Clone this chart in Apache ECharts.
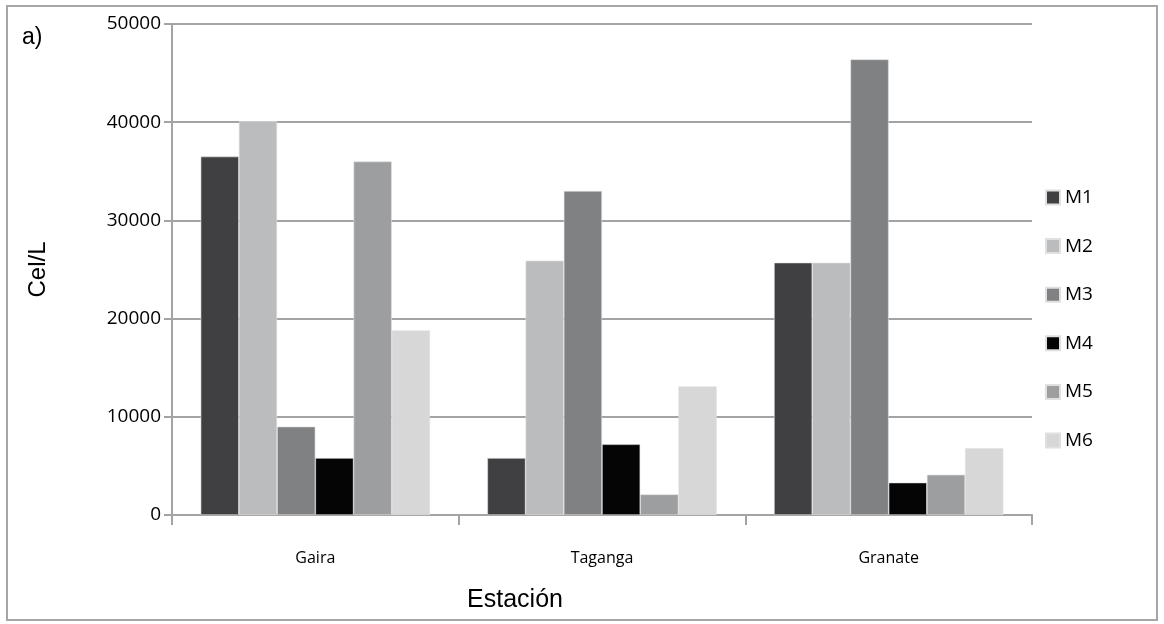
<!DOCTYPE html>
<html>
<head>
<meta charset="utf-8">
<script src="https://cdn.jsdelivr.net/npm/echarts@6/dist/echarts.min.js"></script>
<style>
html,body{margin:0;padding:0;background:#fff;}
#chart{width:1164px;height:624px;}
</style>
</head>
<body>
<div id="chart"></div>
<script>
var categories = ['Gaira', 'Taganga', 'Granate'];
var seriesNames = ['M1', 'M2', 'M3', 'M4', 'M5', 'M6'];
var M1 = [36500, 5800, 25700];
var M2 = [40100, 25900, 25700];
var M3 = [9000, 33000, 46400];
var M4 = [5800, 7200, 3300];
var M5 = [36000, 2100, 4100];
var M6 = [18800, 13100, 6800];
var seriesValues = [M1, M2, M3, M4, M5, M6];
var colors = ['#404042', '#bbbcbe', '#808183', '#050505', '#9d9ea0', '#d7d7d7'];

var chart = echarts.init(document.getElementById('chart'));
var series = seriesNames.map(function (n, i) {
  return {
    name: n,
    type: 'bar',
    data: seriesValues[i],
    barGap: '0%',
    barCategoryGap: '20%',
    itemStyle: { color: colors[i], borderColor: '#e0e0e0', borderWidth: 0.6 }
  };
});
chart.setOption({
  animation: false,
  color: colors,
  grid: { left: 172, right: 132, top: 24, bottom: 109, containLabel: false },
  legend: {
    orient: 'vertical',
    left: 1040,
    top: 183,
    itemWidth: 14,
    itemHeight: 14,
    itemGap: 29.6,
    icon: 'rect',
    textStyle: { fontFamily: 'Open Sans', fontSize: 19, color: '#000' },
    data: seriesNames
  },
  xAxis: {
    type: 'category',
    data: categories,
    axisLine: { lineStyle: { color: '#a3a3a3', width: 2 } },
    axisTick: { show: true, length: 10, lineStyle: { color: '#a3a3a3', width: 2 } },
    axisLabel: { fontFamily: 'Open Sans', fontSize: 16, color: '#000', margin: 35 }
  },
  yAxis: {
    type: 'value',
    min: 0,
    max: 50000,
    interval: 10000,
    name: 'Cel/L',
    nameLocation: 'middle',
    nameGap: 122,
    nameTextStyle: { fontFamily: 'Liberation Sans', fontSize: 24, color: '#000' },
    axisLine: { show: true, lineStyle: { color: '#a3a3a3', width: 2 } },
    axisTick: { show: true, length: 8, lineStyle: { color: '#a3a3a3', width: 2 } },
    axisLabel: { fontFamily: 'Open Sans', fontSize: 19, color: '#000', margin: 11, formatter: function (v) { return String(v); } },
    splitLine: { lineStyle: { color: '#a3a3a3', width: 2 } }
  },
  graphic: [
    { type: 'rect', shape: { x: 7, y: 6, width: 1150, height: 614 }, style: { fill: 'none', stroke: '#a6a6a6', lineWidth: 2 }, z: -1 },
    { type: 'text', left: 22, top: 26, style: { text: 'a)', font: '23px "Liberation Sans"', fill: '#000' } },
    { type: 'text', x: 515, y: 600, style: { text: 'Estación', font: '25px "Liberation Sans"', fill: '#000', textAlign: 'center', textVerticalAlign: 'middle' } }
  ],
  series: series
});
</script>
</body>
</html>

========

Please write out all the data again word for word, but not the pictures.

* Solution to this problem *
Clone this chart in Apache ECharts.
<!DOCTYPE html>
<html>
<head>
<meta charset="utf-8">
<script src="https://cdn.jsdelivr.net/npm/echarts@6/dist/echarts.min.js"></script>
<style>
html,body{margin:0;padding:0;background:#fff;}
#chart{width:1164px;height:624px;}
</style>
</head>
<body>
<div id="chart"></div>
<script>
var categories = ['Gaira', 'Taganga', 'Granate'];
var seriesNames = ['M1', 'M2', 'M3', 'M4', 'M5', 'M6'];
var M1 = [36500, 5800, 25700];
var M2 = [40100, 25900, 25700];
var M3 = [9000, 33000, 46400];
var M4 = [5800, 7200, 3300];
var M5 = [36000, 2100, 4100];
var M6 = [18800, 13100, 6800];
var seriesValues = [M1, M2, M3, M4, M5, M6];
var colors = ['#404042', '#bbbcbe', '#808183', '#050505', '#9d9ea0', '#d7d7d7'];

var chart = echarts.init(document.getElementById('chart'));
var series = seriesNames.map(function (n, i) {
  return {
    name: n,
    type: 'bar',
    data: seriesValues[i],
    barGap: '0%',
    barCategoryGap: '20%',
    itemStyle: { color: colors[i], borderColor: '#e0e0e0', borderWidth: 0.6 }
  };
});
chart.setOption({
  animation: false,
  color: colors,
  grid: { left: 172, right: 132, top: 24, bottom: 109, containLabel: false },
  legend: {
    orient: 'vertical',
    left: 1040,
    top: 183,
    itemWidth: 14,
    itemHeight: 14,
    itemGap: 29.6,
    icon: 'rect',
    textStyle: { fontFamily: 'Open Sans', fontSize: 19, color: '#000' },
    data: seriesNames
  },
  xAxis: {
    type: 'category',
    data: categories,
    axisLine: { lineStyle: { color: '#a3a3a3', width: 2 } },
    axisTick: { show: true, length: 10, lineStyle: { color: '#a3a3a3', width: 2 } },
    axisLabel: { fontFamily: 'Open Sans', fontSize: 16, color: '#000', margin: 35 }
  },
  yAxis: {
    type: 'value',
    min: 0,
    max: 50000,
    interval: 10000,
    name: 'Cel/L',
    nameLocation: 'middle',
    nameGap: 122,
    nameTextStyle: { fontFamily: 'Liberation Sans', fontSize: 24, color: '#000' },
    axisLine: { show: true, lineStyle: { color: '#a3a3a3', width: 2 } },
    axisTick: { show: true, length: 8, lineStyle: { color: '#a3a3a3', width: 2 } },
    axisLabel: { fontFamily: 'Open Sans', fontSize: 19, color: '#000', margin: 11, formatter: function (v) { return String(v); } },
    splitLine: { lineStyle: { color: '#a3a3a3', width: 2 } }
  },
  graphic: [
    { type: 'rect', shape: { x: 7, y: 6, width: 1150, height: 614 }, style: { fill: 'none', stroke: '#a6a6a6', lineWidth: 2 }, z: -1 },
    { type: 'text', left: 22, top: 26, style: { text: 'a)', font: '23px "Liberation Sans"', fill: '#000' } },
    { type: 'text', x: 515, y: 600, style: { text: 'Estación', font: '25px "Liberation Sans"', fill: '#000', textAlign: 'center', textVerticalAlign: 'middle' } }
  ],
  series: series
});
</script>
</body>
</html>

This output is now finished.